Refactor with Either a for
Loop or an Iterator
If You Use a for
Loop
This is the simplest solution. Create a new mut Vec<String>
. For each element in the list, either push
the name of the regular file to the result Vec
, or append
the list returned by a recursive call to the function.
If You Use Iterators
As an alternative to for_each
, you could write a quasi-functional solution here. Write a helper function that turns a DirEntry
into either a sequence of all files within a recursive descent of the directory, or a singleton of its filename. Then, do a flat_map
over all sequences generated by the directory entries.

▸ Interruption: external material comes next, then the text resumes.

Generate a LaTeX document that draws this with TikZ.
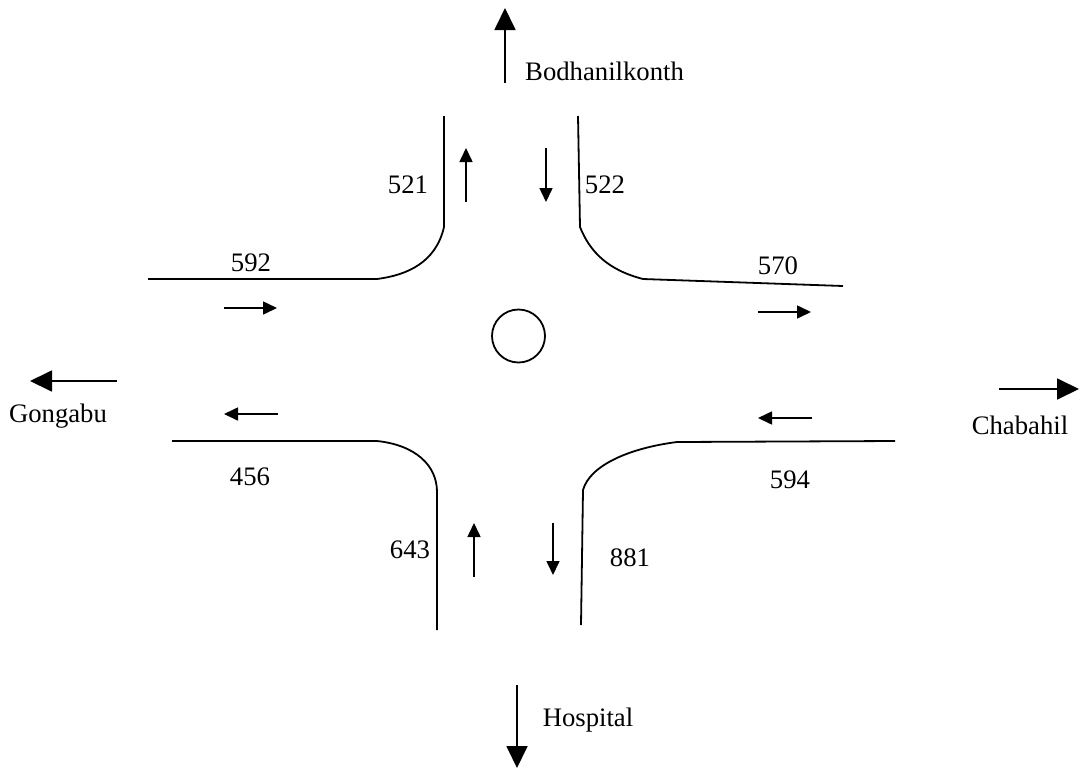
\documentclass[tikz,border=0pt]{standalone}
\usepackage{fontspec}
\setmainfont{Liberation Serif}
\usetikzlibrary{arrows.meta}
\begin{document}
\begin{tikzpicture}[x=1pt,y=-1pt,
  road/.style={line width=1.8pt,line join=round},
  smallarr/.style={line width=1.6pt,-{Triangle[length=14pt,width=13pt]}},
  bigarr/.style={line width=1.8pt,-{Triangle[length=22pt,width=21pt]}},
  lbl/.style={font=\fontsize{26.7}{32}\selectfont,inner sep=0pt}]
\useasboundingbox (0,0) rectangle (1084,774);
% roads
\draw[road] (148,279) -- (377,279) .. controls (408,275) and (436,262) .. (444,227) -- (444,116);
\draw[road] (578,116) -- (580,227) .. controls (590,252) and (608,270) .. (643,279) -- (843,286);
\draw[road] (172,441) -- (377,441) .. controls (415,445) and (437,465) .. (437,492) -- (437,630);
\draw[road] (895,441) -- (677,442) .. controls (630,448) and (590,465) .. (583,490) -- (581,625);
% roundabout
\node[draw,circle,line width=1.8pt,minimum size=53pt,inner sep=0pt] (rb) at (518.5,336) {};
% big arrows
\coordinate (nS) at (505,83); \coordinate (nE) at (505,8);
\coordinate (wS) at (117,381); \coordinate (wE) at (30,381);
\coordinate (eS) at (999,389); \coordinate (eE) at (1079,389);
\coordinate (sS) at (517,685); \coordinate (sE) at (517,768);
\draw[bigarr] (nS) -- (nE);
\draw[bigarr] (wS) -- (wE);
\draw[bigarr] (eS) -- (eE);
\draw[bigarr] (sS) -- (sE);
% small arrows
\draw[smallarr] (466,202) -- (466,148);
\draw[smallarr] (546,148) -- (546,202);
\draw[smallarr] (224,308) -- (277,308);
\draw[smallarr] (278,414) -- (224,414);
\draw[smallarr] (758,312) -- (811,312);
\draw[smallarr] (812,418) -- (758,418);
\draw[smallarr] (474,577) -- (474,523);
\draw[smallarr] (553,523) -- (553,575);
% labels
\node[lbl,anchor=west] (bod) at (525,71) {Bodhanilkonth};
\node[lbl] (gon) at (58,416) {Gongabu};
\node[lbl] (cha) at (1020,425) {Chabahil};
\node[lbl] (hos) at (588,720) {Hospital};
\node[lbl] (n521) at (408,185) {521};
\node[lbl] (n522) at (605,185) {522};
\node[lbl] (n592) at (251,263) {592};
\node[lbl] (n570) at (778,266) {570};
\node[lbl] (n456) at (250,477) {456};
\node[lbl] (n594) at (790,480) {594};
\node[lbl] (n643) at (410,550) {643};
\node[lbl] (n881) at (630,558) {881};
\end{tikzpicture}
\end{document}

Iterators often lead to elegant, fluent code, but here you have to pick your poison. Each directory item adds either no names (if invalid), one name (if it is a regular file or symlink) or at least one but possibly more (if it is a directory). That means you will have to convert the result of all three cases into some common type. One of them, a recursive call, will return a Vec<String>
.
You can therefore:
- Represent all three cases as a
Vec<String>
, whose length might be 0 or 1, and do a lot of tiny heap allocations for all the singletons. - Convert all three cases into a
Box<dyn Iterator<Item = String>>
and use runtime polymorphism, creating many tiny objects on the heap. - Convert all three cases into a
&[String]
without using the heap, but now be forced to clone
each borrowed &String
.
An implementation that does the first of these (which should be simpler and have less overhead than the other two):
use std::fs::{self, DirEntry}; pub fn traverse_directory(directory: &str) -> Vec<String> { fn dirent_helper(entry: DirEntry) -> Vec<String> { let filetype = entry.file_type().expect("Invalid file type"); if filetype.is_file() || filetype.is_symlink() { vec!{entry.path().to_str().expect("Invalid filename").to_string()} } else if filetype.is_dir() { traverse_directory(entry.path().to_str().expect("Invalid directory")) } else { Vec::new() } } fs::read_dir(directory) .expect("Error reading directory") .flat_map(|entry| dirent_helper(entry.expect("Invalid directory entry"))) .collect() } pub fn main() { println!("{:?}", traverse_directory(".")); }
For simplicity, this panics on any error (including not having read permission on any directory), but you can change that behavior to return a std::io::Result
(perhaps with the ?
operator) or silently ignore them and return an empty list. It also does not return the names of empty directories, which you might want it to.
You Could Also fold
Since you have a sequence of DirEntry
objects and want to accumulate a list of pathnames, a better way to do that might be as a fold
that appends to the accumulator. This mixes in some non-functional operations in Rust (since Vec::append
and Vec::push
are implemented as side-effect functions on mut
data).
use std::fs::{self, DirEntry}; pub fn traverse_directory(directory: &str) -> Vec<String> { fn dirent_helper(mut list: Vec<String>, entry: DirEntry) -> Vec<String> { let filetype = entry.file_type().expect("Invalid file type"); if filetype.is_file() || filetype.is_symlink() { list.push(entry.path().to_str().expect("Invalid filename").to_string()) } else if filetype.is_dir() { list.append(&mut traverse_directory( entry.path().to_str().expect("Invalid directory"))) } list } fs::read_dir(directory) .expect("Error reading directory") .map(|entry| entry.expect("Invalid directory entry")) .fold(Vec::new(), dirent_helper) } pub fn main() { println!("{:?}", traverse_directory(".")); }
This is a nearly-zero-cost abstraction for what you were doing. (See for yourself on Godbolt.) The path that does not recursively descend compiles to a loop with no temporary objects created on the heap. All the gory details stay inside the function, hidden from the caller. However, there is one unnecessary move of list
per iteration, costing four instructions on X86-64. (This is a missed optimization: since dirent_helper
is a local function that cannot be called from anywhere else, the compiler could have passed list
in the same registers it used for the return value, and could then have modified it in-place.)
Don’t Shadow so Many Names
You re-use entry
something like three times in a row. This is confusing to a maintainer, and also runs the risk of a typo making the compiler think it should use an earlier version.